Unless you’re a conservative playing a gotcha-game with your liberal friends, in which case there is no colorable difference, and recognizing complications in something is the same thing as being morally opposed to it.

Hey, it beats having a similar “misunderstanding” about the difference between same-sex marriage and bestiality.

There is a very clear difference between same sex marriage and bestiality: consent. The distinction between incestuous marriage and polyamory does not involve that problem. And all of the arguments for gay marriage apply equally to other nontraditional consensual arrangements.

Before we worry about the legal aspects of recognizing such marriages, why don’t we start out by agreeing that people shouldn’t be jailed for these marriages?
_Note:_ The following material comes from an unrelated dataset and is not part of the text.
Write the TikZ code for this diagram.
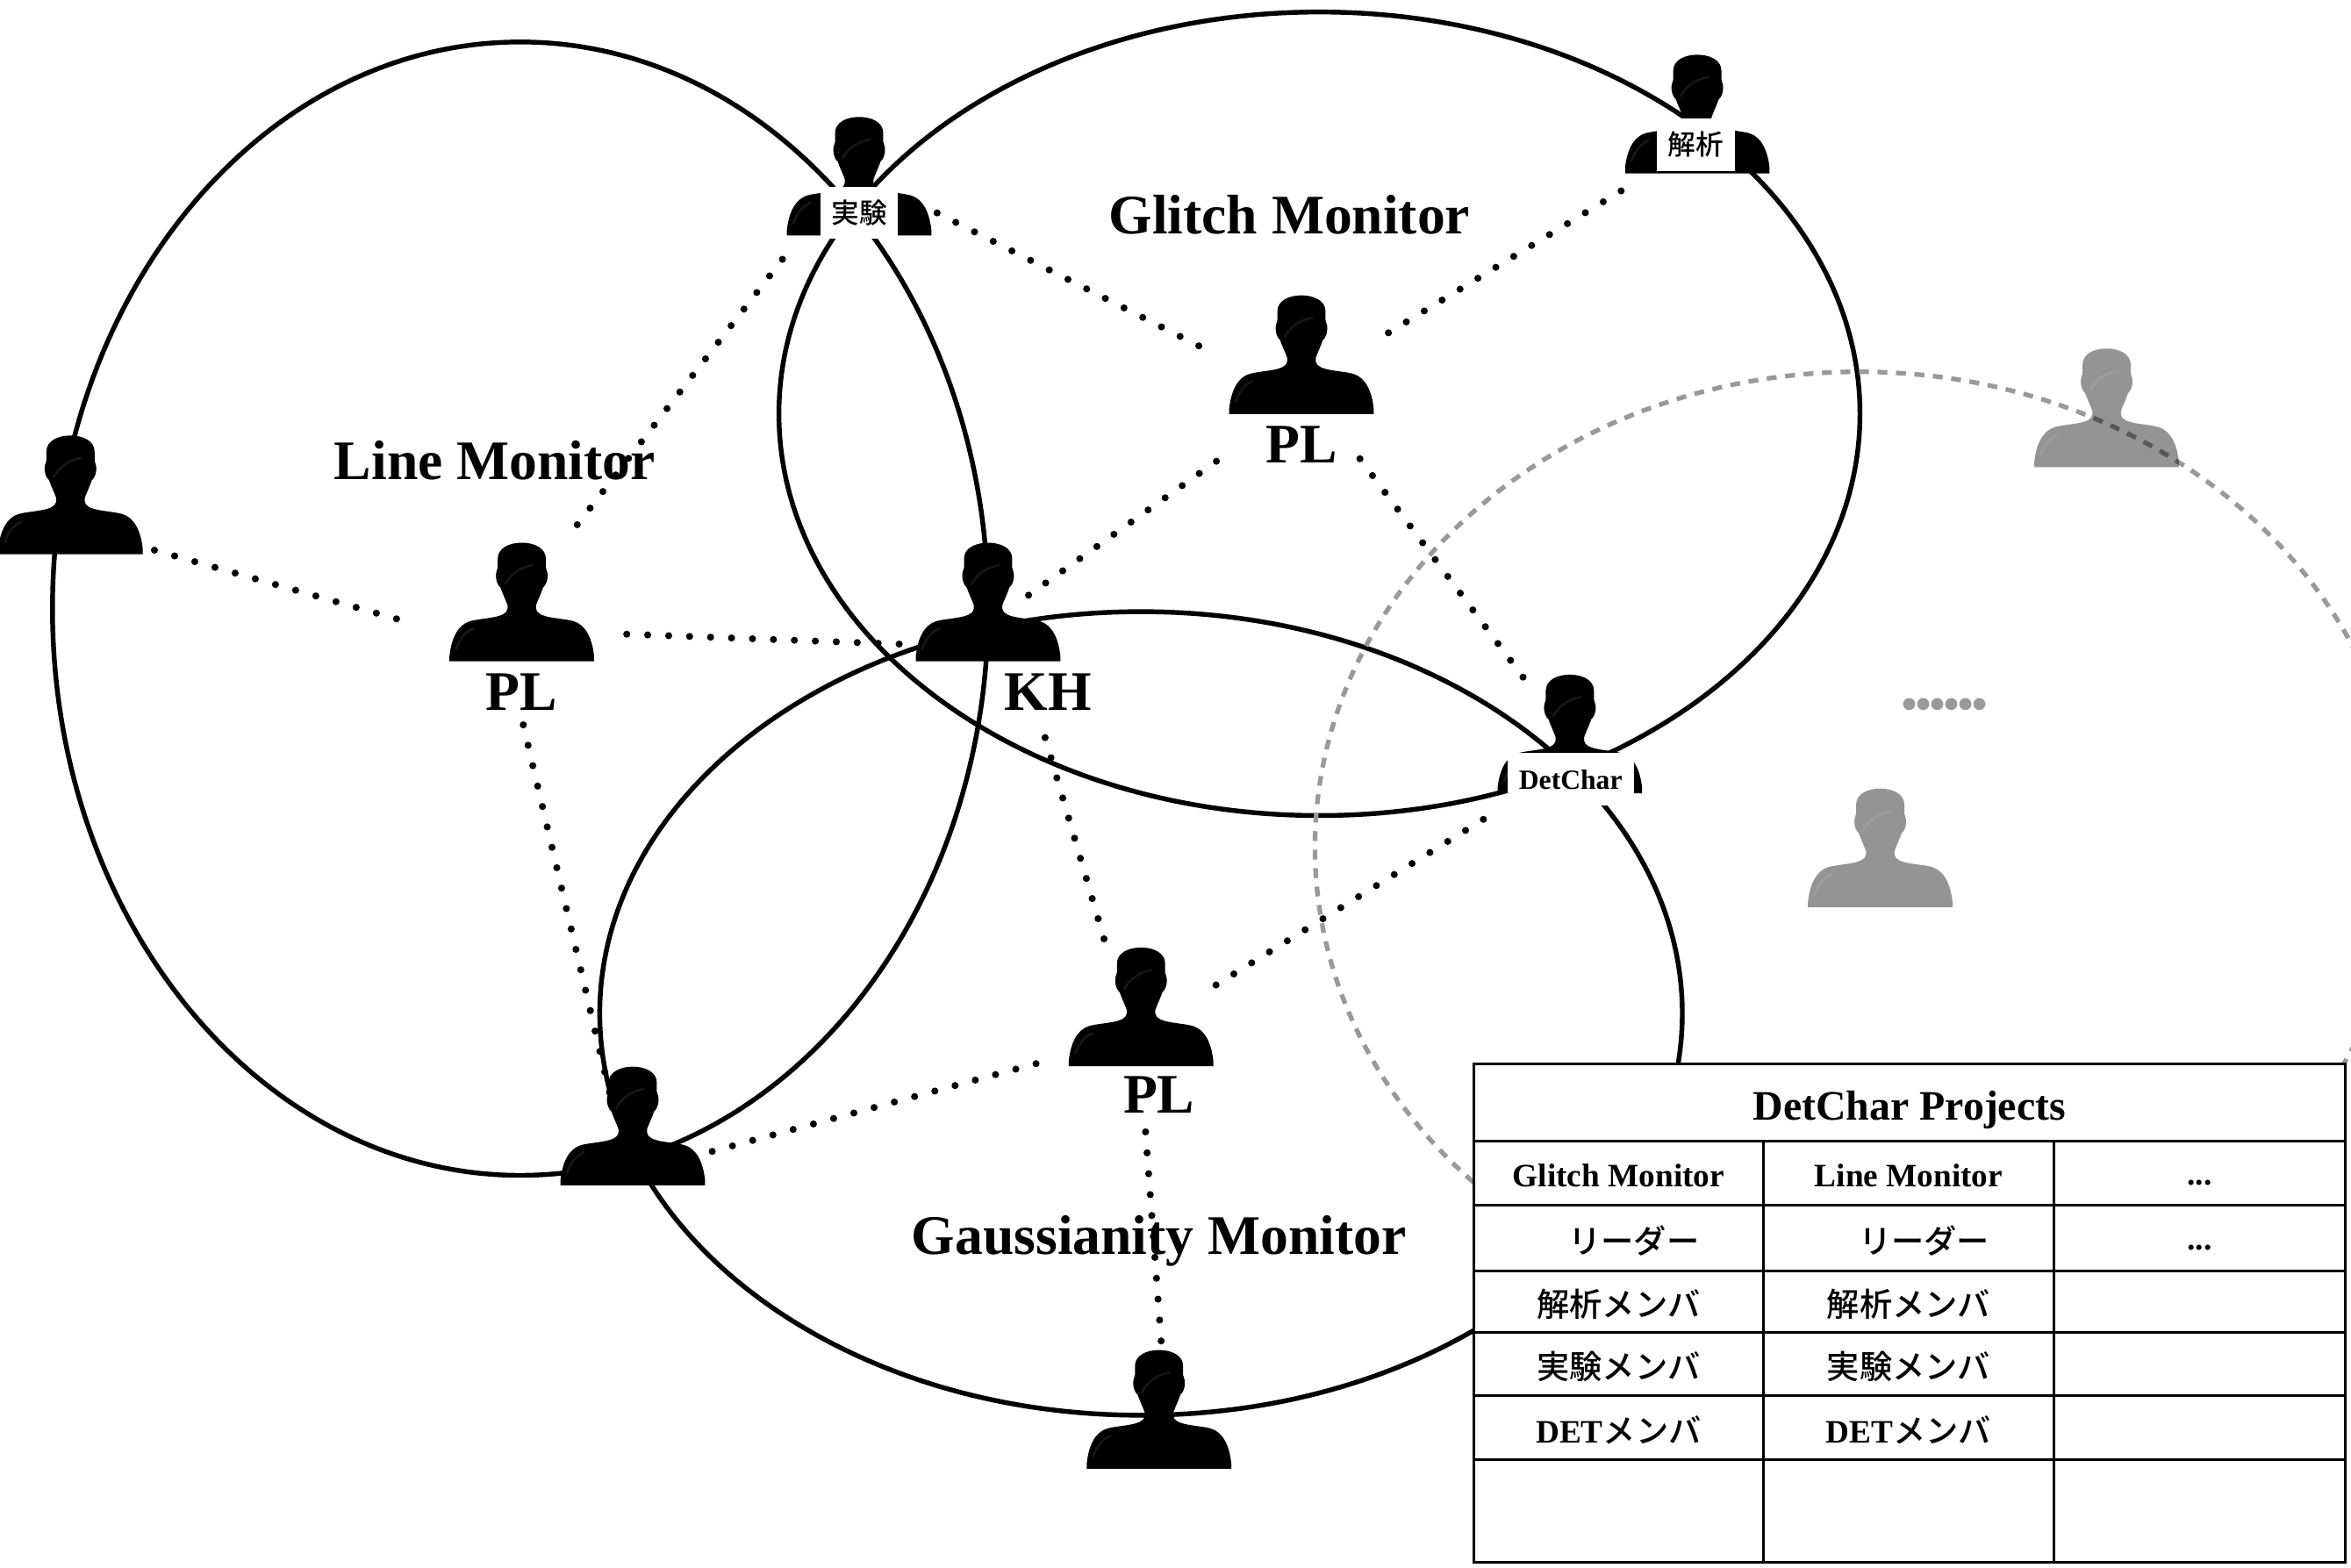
\documentclass[tikz,border=0pt]{standalone}
\usepackage{fontspec}
\setmainfont{Liberation Serif}
\newfontfamily\cjk[BoldFont={Noto Sans CJK JP Medium}]{Noto Sans CJK JP}
\tikzset{
  x=0.0170855cm, y=-0.0170855cm,
  setline/.style={line width=1.55pt, black},
  grayline/.style={line width=1.5pt, black!40, dash pattern=on 3.2pt off 2.8pt},
  dotlink/.style={line width=2.3pt, black, line cap=round, dash pattern=on 0pt off 6.8pt},
  slot/.style={inner sep=0pt, outer sep=0pt, minimum width=1.64cm, minimum height=1.35cm},
  setlabel/.style={font=\bfseries\fontsize{18.1}{20}\selectfont, inner sep=0pt},
  tag/.style={fill=white, inner sep=0pt, font=\bfseries\fontsize{9}{10}\selectfont},
  tableline/.style={line width=0.85pt, black, fill=white},
  celltext/.style={inner sep=0pt, yshift=-0.7pt, font=\bfseries\fontsize{10.6}{12}\selectfont},
  person/.pic={
    \path[pic actions] (-81,133) -- (-81,127) .. controls (-79,108) and (-72,92) .. (-58,88)
      .. controls (-44,84) and (-17,85) .. (-16,74) -- (-16,70)
      .. controls (-19,62) and (-22,56) .. (-24,50)
      .. controls (-27,48) and (-29,42) .. (-29,37)
      .. controls (-29,32) and (-27,30) .. (-27,28) -- (-27,18)
      .. controls (-27,6) and (-14,0) .. (0,0)
      .. controls (14,0) and (27,6) .. (27,18) -- (27,28)
      .. controls (27,30) and (29,32) .. (29,37)
      .. controls (29,42) and (27,48) .. (24,50)
      .. controls (22,56) and (19,62) .. (16,70) -- (16,74)
      .. controls (17,85) and (44,84) .. (58,88)
      .. controls (72,92) and (79,108) .. (81,127) -- (81,133) -- cycle;
    \draw[white, opacity=0.09, line width=0.7pt] (-19,47) .. controls (-12,34) and (0,27) .. (13,25);
    \draw[white, opacity=0.09, line width=0.7pt] (-74,120) .. controls (-70,108) and (-64,100) .. (-54,96);
  }
}
\newcommand{\personat}[4]{%
  \node[slot] (#1) at (#2,#3) {};
  \pic[fill=black, fill opacity=#4] at (#2,#3-39.5) [scale=0.595] {person};
}
\newcommand{\tcell}[6]{%
  \draw[tableline] (#2,#3) rectangle (#4,#5);
  \node[celltext] (#1) at ({(#2+#4)/2},{(#3+#5)/2}) {#6};
}
\begin{document}
\begin{tikzpicture}
\useasboundingbox (0,0) rectangle (1568,1045.9);
% working-group sets
\draw[setline] (347,406) ellipse [x radius=312, y radius=378];
\draw[setline] (880,276) ellipse [x radius=360.5, y radius=268];
\draw[setline] (761,676) ellipse [x radius=361, y radius=268];
\draw[grayline] (1240,565) ellipse [x radius=363, y radius=317];
% people
\personat{left}{47}{330}{1}
\personat{linePL}{348}{401.5}{1}
\personat{KH}{659}{401.5}{1}
\personat{glitchPL}{868}{236.5}{1}
\personat{exp}{573}{117.5}{1}
\personat{ana}{1132}{76}{1}
\personat{det}{1047}{489.5}{1}
\personat{gaussPL}{761}{671.5}{1}
\personat{bl}{422}{751}{1}
\personat{bot}{773}{940}{1}
\personat{grayA}{1405}{272}{0.42}
\personat{grayB}{1254}{565.5}{0.42}
% labels
\node[setlabel] (lmon) at (330,307) {Line Monitor};
\node[setlabel] (gmon) at (860,143) {Glitch Monitor};
\node[setlabel] (gamon) at (773,828) {Gaussianity Monitor};
\node[setlabel] (plA) at (348,461.5) {PL};
\node[setlabel] (kh) at (699,461.5) {KH};
\node[setlabel] (plB) at (868,296.5) {PL};
\node[setlabel] (plC) at (773,730.5) {PL};
\node[inner sep=0pt, text=black!40, font=\bfseries\fontsize{24}{26}\selectfont] (more) at (1297,470) {.\kern-1.45pt.\kern-1.45pt.\kern-1.45pt.\kern-1.45pt.\kern-1.45pt.};
% dotted relations
\draw[dotlink] ([shift={(56,37)}]left.center) -- ([shift={(-74,14)}]linePL.center);
\draw[dotlink] ([shift={(37,-51.5)}]linePL.center) -- ([shift={(-45,47.5)}]exp.center);
\draw[dotlink] ([shift={(70,21.5)}]linePL.center) -- ([shift={(-49,28.5)}]KH.center);
\draw[dotlink] ([shift={(1,22)}]plA.center) -- ([shift={(-14,-16)}]bl.center);
\draw[dotlink] ([shift={(27,-4.5)}]KH.center) -- ([shift={(-53,68.5)}]glitchPL.center);
\draw[dotlink] ([shift={(52,24.5)}]exp.center) -- ([shift={(-63,-3)}]glitchPL.center);
\draw[dotlink] ([shift={(58,-14.5)}]glitchPL.center) -- ([shift={(-47,49)}]ana.center);
\draw[dotlink] ([shift={(39,69.5)}]glitchPL.center) -- ([shift={(-25,-29.5)}]det.center);
\draw[dotlink] ([shift={(38,90.5)}]KH.center) -- ([shift={(-23,-39.5)}]gaussPL.center);
\draw[dotlink] ([shift={(50,-14.5)}]gaussPL.center) -- ([shift={(-52,53.5)}]det.center);
\draw[dotlink] ([shift={(53,17)}]bl.center) -- ([shift={(-59,35)}]gaussPL.center);
\draw[dotlink] ([shift={(3,83.5)}]gaussPL.center) -- ([shift={(2,-38)}]bot.center);
% role tags
\node[tag, minimum width=0.888cm, minimum height=0.59cm] (expTag) at (573,142) {\cjk 実験};
\node[tag, minimum width=0.89cm, minimum height=0.6cm] (anaTag) at (1131,96.5) {\cjk 解析};
\node[tag, minimum width=1.44cm, minimum height=0.6cm] (detTag) at (1047.5,520) {DetChar};
% table
\tcell{title}{983}{709.5}{1564}{761}{}
\node[celltext, font=\bfseries\fontsize{13.6}{15}\selectfont, yshift=-1.2pt] (titletext) at (title) {DetChar Projects};
\tcell{c11}{983}{761}{1176}{804}{Glitch Monitor}
\tcell{c12}{1176}{761}{1370}{804}{Line Monitor}
\tcell{c13}{1370}{761}{1564}{804}{}
\node[celltext, yshift=-1.7pt] (d13) at (c13) {...};
\tcell{c21}{983}{804}{1176}{848}{\hspace{10pt}\cjk リーダー}
\tcell{c22}{1176}{804}{1370}{848}{\hspace{10pt}\cjk リーダー}
\tcell{c23}{1370}{804}{1564}{848}{}
\node[celltext, yshift=-1.7pt] (d23) at (c23) {...};
\tcell{c31}{983}{848}{1176}{889}{\cjk 解析メンバ}
\tcell{c32}{1176}{848}{1370}{889}{\cjk 解析メンバ}
\tcell{c33}{1370}{848}{1564}{889}{}
\tcell{c41}{983}{889}{1176}{931}{\cjk 実験メンバ}
\tcell{c42}{1176}{889}{1370}{931}{\cjk 実験メンバ}
\tcell{c43}{1370}{889}{1564}{931}{}
\tcell{c51}{983}{931}{1176}{973.5}{DET{\cjk メンバ}}
\tcell{c52}{1176}{931}{1370}{973.5}{DET{\cjk メンバ}}
\tcell{c53}{1370}{931}{1564}{973.5}{}
\tcell{c61}{983}{973.5}{1176}{1042}{}
\tcell{c62}{1176}{973.5}{1370}{1042}{}
\tcell{c63}{1370}{973.5}{1564}{1042}{}
\end{tikzpicture}
\end{document}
I suspect that for the forseeable future, most people in such arrangements would just be happy not to worry about being persecuted for their decisions. In other words, decriminalization.

No its not. And I’m speaking as a family law practitioner practising in a jurisdiction where polygamous (one male multiple females) is recognised for a significant segment of the population. (South Africa) In the SA context, your questions answered in order:

  1. Yes
  2. No. Each one subject to judicial approval before registration to ensure interests of all parties protected.
  3. Not at all. Same rules apply as to monogamous marriages. People with an interest in the well being of a child (such as grandparents and in this case, other wives) do have an enforceable right of contact with the child.

There are good reasons to be opposed to polygamous marriage - but “its too complicated” isn’t one of them.